What is needed :: Type out the complete listing below word for word, without its pictures.

· · · · ·

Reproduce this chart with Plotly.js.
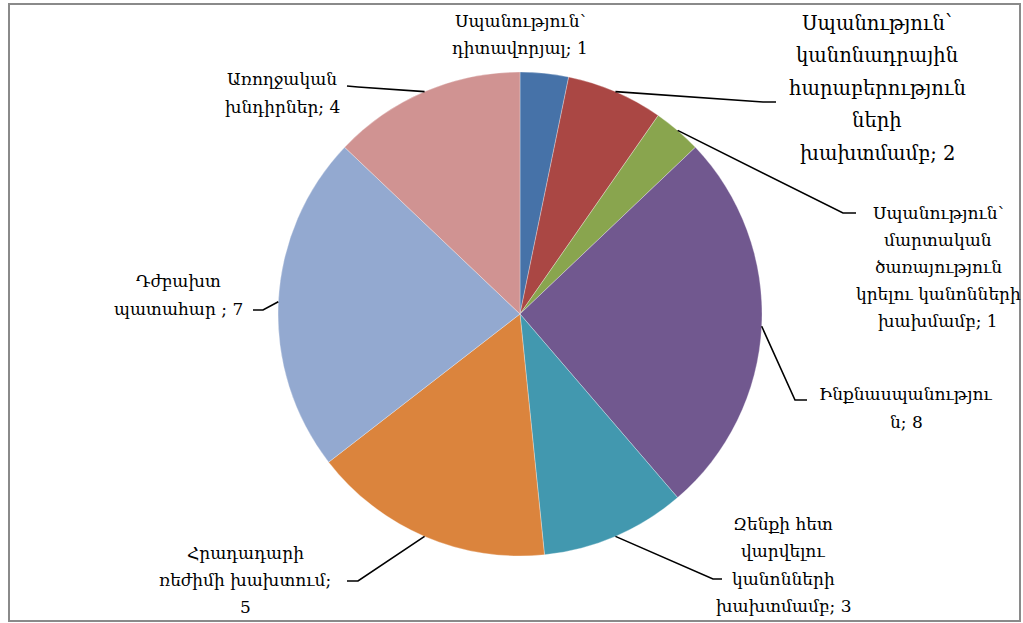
<!DOCTYPE html>
<html>
<head>
<meta charset="utf-8">
<script src="https://cdn.plot.ly/plotly-3.0.1.min.js"></script>
<style>html,body{margin:0;padding:0;background:#fff;}#chart{width:1023px;height:623px;}</style>
</head>
<body>
<div id="chart"></div>
<script>
// ---- data ----
const categories = [
  "Սպանություն՝ դիտավորյալ",
  "Սպանություն՝ կանոնադրային հարաբերությունների խախտմամբ",
  "Սպանություն՝ մարտական ծառայություն կրելու կանոնների խախմամբ",
  "Ինքնասպանություն",
  "Զենքի հետ վարվելու կանոնների խախտմամբ",
  "Հրադադարի ռեժիմի խախտում",
  "Դժբախտ պատահար ",
  "Առողջական խնդիրներ"
];
const values = [1, 2, 1, 8, 3, 5, 7, 4];
const labelLines = [
  ["Սպանություն՝", "դիտավորյալ; 1"],
  ["Սպանություն՝", "կանոնադրային", "հարաբերություն", "ների", "խախտմամբ; 2"],
  ["Սպանություն՝", "մարտական", "ծառայություն", "կրելու կանոնների", "խախմամբ; 1"],
  ["Ինքնասպանությու", "ն; 8"],
  ["Զենքի հետ", "վարվելու", "կանոնների", "խախտմամբ; 3"],
  ["Հրադադարի", "ռեժիմի խախտում;", "5"],
  ["Դժբախտ", "պատահար ; 7"],
  ["Առողջական", "խնդիրներ; 4"]
];
const colors = ["#4672A8", "#AA4744", "#89A54E", "#71588F", "#4298AF", "#DB843D", "#93A9D0", "#D09392"];

// ---- layout (pixel geometry) ----
const W = 1023, H = 623;
const cx = 520, cy = 314, r = 242;
// label block: centre x, first-line centre y, line spacing, font size
const labelPos = [
  {x: 520, y: 21, dy: 26.5, fs: 17},
  {x: 877, y: 23, dy: 32.5, fs: 19.5},
  {x: 938, y: 213, dy: 27, fs: 17},
  {x: 906, y: 394, dy: 27.5, fs: 17},
  {x: 783, y: 524, dy: 27.3, fs: 17},
  {x: 245, y: 553, dy: 27, fs: 17},
  {x: 178, y: 281, dy: 28, fs: 17},
  {x: 282, y: 79, dy: 28, fs: 17}
];
// leader elbow and end points (null = no leader)
const leaders = [
  null,
  [[763, 102], [776, 102]],
  [[843, 213], [856, 213]],
  [[795, 400], [807, 400]],
  [[713, 579], [722, 579]],
  [[358, 581], [347, 581]],
  [[263, 310], [253, 310]],
  [[358, 87], [347, 86]]
];

const px = x => x / W;
const py = y => 1 - y / H;
const FONT = "DejaVu Serif, Liberation Serif, serif";

const total = values.reduce((a, b) => a + b, 0);
const annotations = [];
const shapes = [];
let cum = 0;
values.forEach((v, i) => {
  const th = 2 * Math.PI * (cum + v / 2) / total;
  cum += v;
  const sx = cx + r * Math.sin(th), sy = cy - r * Math.cos(th);
  const L = leaders[i];
  if (L) {
    shapes.push({
      type: "path", xref: "paper", yref: "paper",
      path: `M ${px(sx)} ${py(sy)} L ${px(L[0][0])} ${py(L[0][1])} L ${px(L[1][0])} ${py(L[1][1])}`,
      line: {color: "#000", width: 1.6}
    });
  }
  const p = labelPos[i];
  labelLines[i].forEach((t, k) => {
    annotations.push({
      text: t, xref: "paper", yref: "paper",
      x: px(p.x), y: py(p.y + k * p.dy),
      xanchor: "center", yanchor: "middle", showarrow: false,
      font: {family: FONT, size: p.fs, color: "#000"}
    });
  });
});

shapes.push({
  type: "rect", xref: "paper", yref: "paper",
  x0: px(9), x1: px(1020), y0: py(621), y1: py(4),
  line: {color: "#8a8a8a", width: 2}, fillcolor: "rgba(0,0,0,0)", layer: "above"
});

const trace = {
  type: "pie",
  labels: categories,
  values: values,
  sort: false,
  direction: "clockwise",
  rotation: 0,
  textinfo: "none",
  hoverinfo: "label+value",
  marker: {colors: colors, line: {color: "#ffffff", width: 0.3}},
  domain: {x: [px(cx - r), px(cx + r)], y: [py(cy + r), py(cy - r)]},
  showlegend: false
};

Plotly.newPlot("chart", [trace], {
  width: W, height: H,
  margin: {l: 0, r: 0, t: 0, b: 0},
  paper_bgcolor: "#ffffff",
  showlegend: false,
  annotations: annotations,
  shapes: shapes
}, {displayModeBar: false, staticPlot: true});
</script>
</body>
</html>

· · · · ·

Result below ::
Reproduce this chart with Plotly.js.
<!DOCTYPE html>
<html>
<head>
<meta charset="utf-8">
<script src="https://cdn.plot.ly/plotly-3.0.1.min.js"></script>
<style>html,body{margin:0;padding:0;background:#fff;}#chart{width:1023px;height:623px;}</style>
</head>
<body>
<div id="chart"></div>
<script>
// ---- data ----
const categories = [
  "Սպանություն՝ դիտավորյալ",
  "Սպանություն՝ կանոնադրային հարաբերությունների խախտմամբ",
  "Սպանություն՝ մարտական ծառայություն կրելու կանոնների խախմամբ",
  "Ինքնասպանություն",
  "Զենքի հետ վարվելու կանոնների խախտմամբ",
  "Հրադադարի ռեժիմի խախտում",
  "Դժբախտ պատահար ",
  "Առողջական խնդիրներ"
];
const values = [1, 2, 1, 8, 3, 5, 7, 4];
const labelLines = [
  ["Սպանություն՝", "դիտավորյալ; 1"],
  ["Սպանություն՝", "կանոնադրային", "հարաբերություն", "ների", "խախտմամբ; 2"],
  ["Սպանություն՝", "մարտական", "ծառայություն", "կրելու կանոնների", "խախմամբ; 1"],
  ["Ինքնասպանությու", "ն; 8"],
  ["Զենքի հետ", "վարվելու", "կանոնների", "խախտմամբ; 3"],
  ["Հրադադարի", "ռեժիմի խախտում;", "5"],
  ["Դժբախտ", "պատահար ; 7"],
  ["Առողջական", "խնդիրներ; 4"]
];
const colors = ["#4672A8", "#AA4744", "#89A54E", "#71588F", "#4298AF", "#DB843D", "#93A9D0", "#D09392"];

// ---- layout (pixel geometry) ----
const W = 1023, H = 623;
const cx = 520, cy = 314, r = 242;
// label block: centre x, first-line centre y, line spacing, font size
const labelPos = [
  {x: 520, y: 21, dy: 26.5, fs: 17},
  {x: 877, y: 23, dy: 32.5, fs: 19.5},
  {x: 938, y: 213, dy: 27, fs: 17},
  {x: 906, y: 394, dy: 27.5, fs: 17},
  {x: 783, y: 524, dy: 27.3, fs: 17},
  {x: 245, y: 553, dy: 27, fs: 17},
  {x: 178, y: 281, dy: 28, fs: 17},
  {x: 282, y: 79, dy: 28, fs: 17}
];
// leader elbow and end points (null = no leader)
const leaders = [
  null,
  [[763, 102], [776, 102]],
  [[843, 213], [856, 213]],
  [[795, 400], [807, 400]],
  [[713, 579], [722, 579]],
  [[358, 581], [347, 581]],
  [[263, 310], [253, 310]],
  [[358, 87], [347, 86]]
];

const px = x => x / W;
const py = y => 1 - y / H;
const FONT = "DejaVu Serif, Liberation Serif, serif";

const total = values.reduce((a, b) => a + b, 0);
const annotations = [];
const shapes = [];
let cum = 0;
values.forEach((v, i) => {
  const th = 2 * Math.PI * (cum + v / 2) / total;
  cum += v;
  const sx = cx + r * Math.sin(th), sy = cy - r * Math.cos(th);
  const L = leaders[i];
  if (L) {
    shapes.push({
      type: "path", xref: "paper", yref: "paper",
      path: `M ${px(sx)} ${py(sy)} L ${px(L[0][0])} ${py(L[0][1])} L ${px(L[1][0])} ${py(L[1][1])}`,
      line: {color: "#000", width: 1.6}
    });
  }
  const p = labelPos[i];
  labelLines[i].forEach((t, k) => {
    annotations.push({
      text: t, xref: "paper", yref: "paper",
      x: px(p.x), y: py(p.y + k * p.dy),
      xanchor: "center", yanchor: "middle", showarrow: false,
      font: {family: FONT, size: p.fs, color: "#000"}
    });
  });
});

shapes.push({
  type: "rect", xref: "paper", yref: "paper",
  x0: px(9), x1: px(1020), y0: py(621), y1: py(4),
  line: {color: "#8a8a8a", width: 2}, fillcolor: "rgba(0,0,0,0)", layer: "above"
});

const trace = {
  type: "pie",
  labels: categories,
  values: values,
  sort: false,
  direction: "clockwise",
  rotation: 0,
  textinfo: "none",
  hoverinfo: "label+value",
  marker: {colors: colors, line: {color: "#ffffff", width: 0.3}},
  domain: {x: [px(cx - r), px(cx + r)], y: [py(cy + r), py(cy - r)]},
  showlegend: false
};

Plotly.newPlot("chart", [trace], {
  width: W, height: H,
  margin: {l: 0, r: 0, t: 0, b: 0},
  paper_bgcolor: "#ffffff",
  showlegend: false,
  annotations: annotations,
  shapes: shapes
}, {displayModeBar: false, staticPlot: true});
</script>
</body>
</html>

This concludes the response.